LED lighting company Cree is well-positioned to benefit from industry consolidation and an improved pricing environment, according to one Wall Street analyst.
Oppenheimer & Co. analyst Andrew Uerkwitz on Wednesday raised his rating on the Durham company from “perform” to “outperform” —the equivalent of a “buy” — and set his 12-month price target for the stock at $59. He wrote in a research note that Cree shares are “undervalued due to near-term margin concerns and weak commercial market growth.”
Cree shares closed Thursday at $52.83, up $2.52. The company’s shares have declined 15.5 percent this year.
Uerkwitz said the pressure on LED prices has moderated “due to improving supply-demand balance.” He also sees the increased merger-and-acquisition activity in the sector as a plus for Cree.
“Given Cree’s strong financial position ($1.2 billion net cash), we believe it is the best positioned among its competitors to gain market share and expand sales channels,” Uerkwitz wrote.
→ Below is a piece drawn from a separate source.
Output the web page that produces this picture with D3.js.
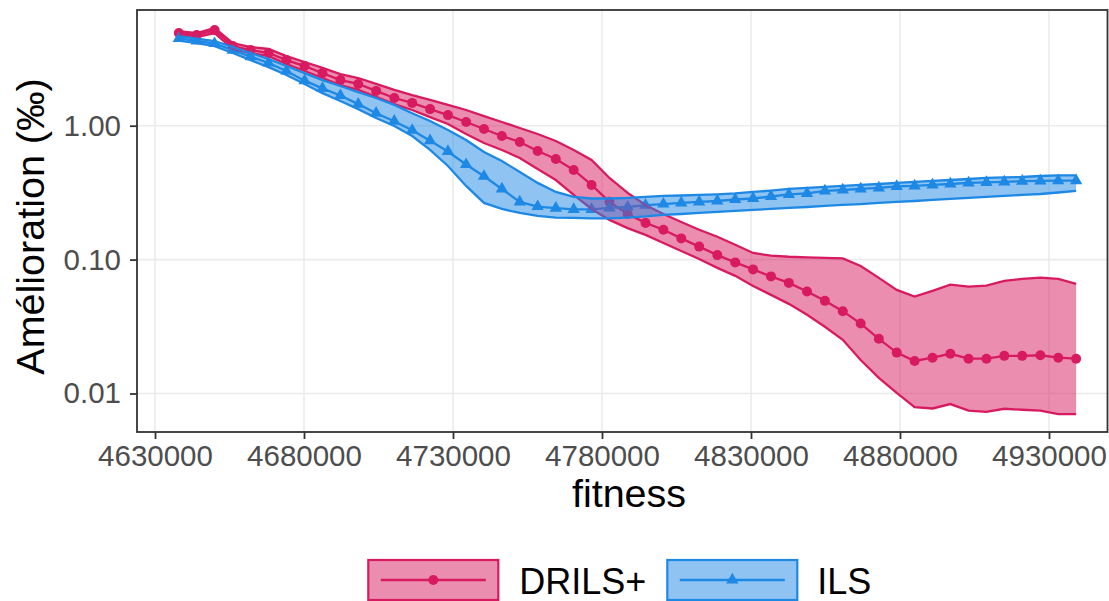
<!DOCTYPE html>
<html><head><meta charset="utf-8">
<script src="https://cdn.jsdelivr.net/npm/d3@7"></script>
<style>body{margin:0;background:#fff} text{font-family:"Liberation Sans",Arial,sans-serif}</style>
</head><body><svg id="c" width="1109" height="601"></svg>
<script>
const fitness = [4638000,4644000,4650000,4656100,4662100,4668100,4674100,4680200,4686200,4692200,
 4698200,4704200,4710300,4716300,4722300,4728300,4734400,4740400,4746400,4752400,
 4758400,4764500,4770500,4776500,4782500,4788600,4794600,4800600,4806600,4812600,
 4818700,4824700,4830700,4836700,4842700,4848800,4854800,4860800,4866800,4872900,
 4878900,4884900,4890900,4896900,4903000,4909000,4915000,4921000,4927100,4933100,4939100];

const drilsMean = [4.92,4.75,5.18,3.93,3.67,3.49,3.09,2.79,2.47,2.19,
 2.05,1.82,1.61,1.48,1.33,1.20,1.066,0.945,0.838,0.756,
 0.647,0.564,0.467,0.361,0.270,0.219,0.188,0.167,0.144,0.125,
 0.108,0.0953,0.0845,0.0749,0.0670,0.0577,0.0492,0.0412,0.0333,0.0256,
 0.0202,0.0175,0.0185,0.0198,0.0182,0.0182,0.0191,0.0191,0.0193,0.0185,0.0182];
const drilsHigh = [5.09,4.92,5.36,4.14,3.87,3.74,3.31,2.99,2.70,2.43,
 2.27,2.05,1.85,1.69,1.56,1.43,1.31,1.18,1.066,0.961,
 0.867,0.769,0.659,0.555,0.407,0.315,0.256,0.219,0.191,0.167,
 0.148,0.129,0.112,0.107,0.105,0.104,0.103,0.102,0.0897,0.0730,
 0.0594,0.0530,0.0584,0.0651,0.0629,0.0640,0.0693,0.0718,0.0734,0.0718,0.0659];
const drilsLow = [4.75,4.59,4.92,3.74,3.49,3.31,2.89,2.56,2.27,2.01,
 1.85,1.64,1.45,1.31,1.16,1.03,0.867,0.743,0.659,0.574,
 0.475,0.393,0.304,0.239,0.198,0.172,0.153,0.133,0.116,0.101,
 0.0867,0.0756,0.0636,0.0545,0.0467,0.0387,0.0315,0.0252,0.0178,0.0131,
 0.0101,0.00792,0.00773,0.00834,0.00746,0.00730,0.00769,0.00756,0.00746,0.00702,0.00702];

const ilsMean = [4.49,4.30,4.11,3.67,3.28,2.94,2.56,2.17,1.90,1.68,
 1.45,1.24,1.08,0.924,0.773,0.642,0.513,0.419,0.337,0.270,
 0.249,0.242,0.237,0.237,0.243,0.247,0.255,0.260,0.265,0.270,
 0.274,0.281,0.286,0.296,0.307,0.312,0.326,0.331,0.337,0.343,
 0.352,0.355,0.361,0.367,0.374,0.377,0.380,0.385,0.387,0.389,0.389];
const ilsHigh = [4.67,4.47,4.29,3.87,3.49,3.15,2.79,2.47,2.19,1.98,
 1.78,1.61,1.43,1.24,1.084,0.929,0.782,0.636,0.545,0.451,
 0.374,0.320,0.294,0.286,0.286,0.289,0.294,0.299,0.301,0.304,
 0.307,0.312,0.320,0.328,0.337,0.343,0.349,0.355,0.361,0.367,
 0.374,0.380,0.387,0.393,0.400,0.407,0.411,0.414,0.421,0.425,0.425];
const ilsLow = [4.32,4.14,3.93,3.49,3.09,2.74,2.39,2.05,1.75,1.53,
 1.33,1.14,0.995,0.838,0.659,0.500,0.355,0.265,0.239,0.223,
 0.212,0.206,0.205,0.203,0.203,0.206,0.210,0.216,0.219,0.223,
 0.227,0.231,0.235,0.239,0.243,0.247,0.252,0.256,0.260,0.265,
 0.270,0.274,0.279,0.284,0.289,0.294,0.299,0.304,0.309,0.317,0.326];

const xTicks = [4630000,4680000,4730000,4780000,4830000,4880000,4930000];
const yTicks = [0.01,0.1,1];
const yTickLabels = ["0.01","0.10","1.00"];
const seriesNames = ["DRILS+","ILS"];
const seriesColors = ["#D81B60","#1E88E5"];
const xTitle = "fitness";
const yTitle = "Amélioration (‰)";

const svg = d3.select("#c");
const L = 137, R = 1107.5, T = 10, B = 432;

const x = d3.scaleLinear().domain([4630000,4930000]).range([155,1049]);
const y = d3.scaleLog().domain([0.01,1]).range([393.5,125.7]);

// grid
const grid = svg.append("g");
grid.selectAll(".gx").data(xTicks).join("line").attr("x1",d=>x(d)).attr("x2",d=>x(d)).attr("y1",T).attr("y2",B)
  .attr("stroke","#EBEBEB").attr("stroke-width",1.6);
grid.selectAll(".gy").data(yTicks).join("line").attr("y1",d=>y(d)).attr("y2",d=>y(d)).attr("x1",L).attr("x2",R)
  .attr("stroke","#EBEBEB").attr("stroke-width",1.6);

const series = [
  {name:seriesNames[0], color:seriesColors[0], mean:drilsMean, lo:drilsLow, hi:drilsHigh, shape:"circle"},
  {name:seriesNames[1], color:seriesColors[1], mean:ilsMean, lo:ilsLow, hi:ilsHigh, shape:"triangle"}
];
const line = d3.line().x(d=>x(d[0])).y(d=>y(d[1]));
const area = d3.area().x(d=>x(d[0])).y0(d=>y(d[1])).y1(d=>y(d[2]));
const tri = d3.symbol().type(d3.symbolTriangle).size(66);

const plot = svg.append("g");
series.forEach(s=>{
  plot.append("path").datum(fitness.map((f,i)=>[f,s.mean[i]])).attr("d",line)
    .attr("fill","none").attr("stroke",s.color).attr("stroke-width",2.3);
});
series.forEach(s=>{
  const pts = fitness.map((f,i)=>[f,s.mean[i]]);
  if(s.shape==="circle"){
    plot.append("g").selectAll("circle").data(pts).join("circle").attr("cx",d=>x(d[0])).attr("cy",d=>y(d[1])).attr("r",5).attr("fill",s.color);
  } else {
    plot.append("g").selectAll("path").data(pts).join("path").attr("d",tri).attr("transform",d=>`translate(${x(d[0])},${y(d[1])})`).attr("fill",s.color);
  }
});
series.forEach(s=>{
  const band = fitness.map((f,i)=>[f,s.lo[i],s.hi[i]]);
  plot.append("path").datum(band).attr("d",area).attr("fill",s.color).attr("fill-opacity",0.5).attr("stroke","none");
  plot.append("path").datum(fitness.map((f,i)=>[f,s.hi[i]])).attr("d",line).attr("fill","none").attr("stroke",s.color).attr("stroke-width",2.3);
  plot.append("path").datum(fitness.map((f,i)=>[f,s.lo[i]])).attr("d",line).attr("fill","none").attr("stroke",s.color).attr("stroke-width",2.3);
});

// panel border
svg.append("rect").attr("x",L).attr("y",T).attr("width",R-L).attr("height",B-T).attr("fill","none").attr("stroke","#333333").attr("stroke-width",1.8);

// axes
const xa = svg.append("g").attr("transform",`translate(0,${B})`)
  .call(d3.axisBottom(x).tickValues(xTicks).tickFormat(d3.format("d")).tickSize(7).tickPadding(6));
const ya = svg.append("g").attr("transform",`translate(${L},0)`)
  .call(d3.axisLeft(y).tickValues(yTicks).tickFormat((d,i)=>yTickLabels[i]).tickSize(7).tickPadding(9));
[xa,ya].forEach(a=>{
  a.select(".domain").remove();
  a.selectAll(".tick line").attr("stroke","#333333").attr("stroke-width",1.8);
  a.selectAll(".tick text").attr("fill","#4D4D4D").style("font-size","29.5px").style("font-family",'"Liberation Sans",Arial,sans-serif');
});

// titles
svg.append("text").attr("x",629).attr("y",507).attr("text-anchor","middle").style("font-size","39.5px").attr("fill","#000").text(xTitle);
svg.append("text").attr("transform",`translate(43.5,226.5) rotate(-90)`).attr("text-anchor","middle").style("font-size","39.5px").attr("fill","#000").text(yTitle);

// legend
const legX = [368.3, 667.3], textX = [519.3, 817.3];
series.forEach((s,i)=>{
  const g = svg.append("g");
  g.append("rect").attr("x",legX[i]).attr("y",560).attr("width",130).attr("height",40)
    .attr("fill",s.color).attr("fill-opacity",0.5).attr("stroke",s.color).attr("stroke-width",2.2);
  g.append("line").attr("x1",legX[i]+12.5).attr("x2",legX[i]+117.5).attr("y1",580).attr("y2",580).attr("stroke",s.color).attr("stroke-width",2.3);
  if(s.shape==="circle") g.append("circle").attr("cx",legX[i]+65).attr("cy",580).attr("r",5).attr("fill",s.color);
  else g.append("path").attr("d",tri()).attr("transform",`translate(${legX[i]+65},580)`).attr("fill",s.color);
  g.append("text").attr("x",textX[i]).attr("y",594).style("font-size","36px").attr("fill","#000").text(s.name);
});
</script></body></html>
Cree CEO Chuck Swoboda said in April that, although no deals were imminent, the company is looking at acquisitions “more seriously than we have in the past couple of years.” The company hasn’t made an acquisition since Aug. 2011.
Cree makes LED light bulbs and indoor and outdoor light fixtures as well as components that other companies use in LED lights. Its LEDs also illuminate mobile phones, televisions, electric signs and car dashboards.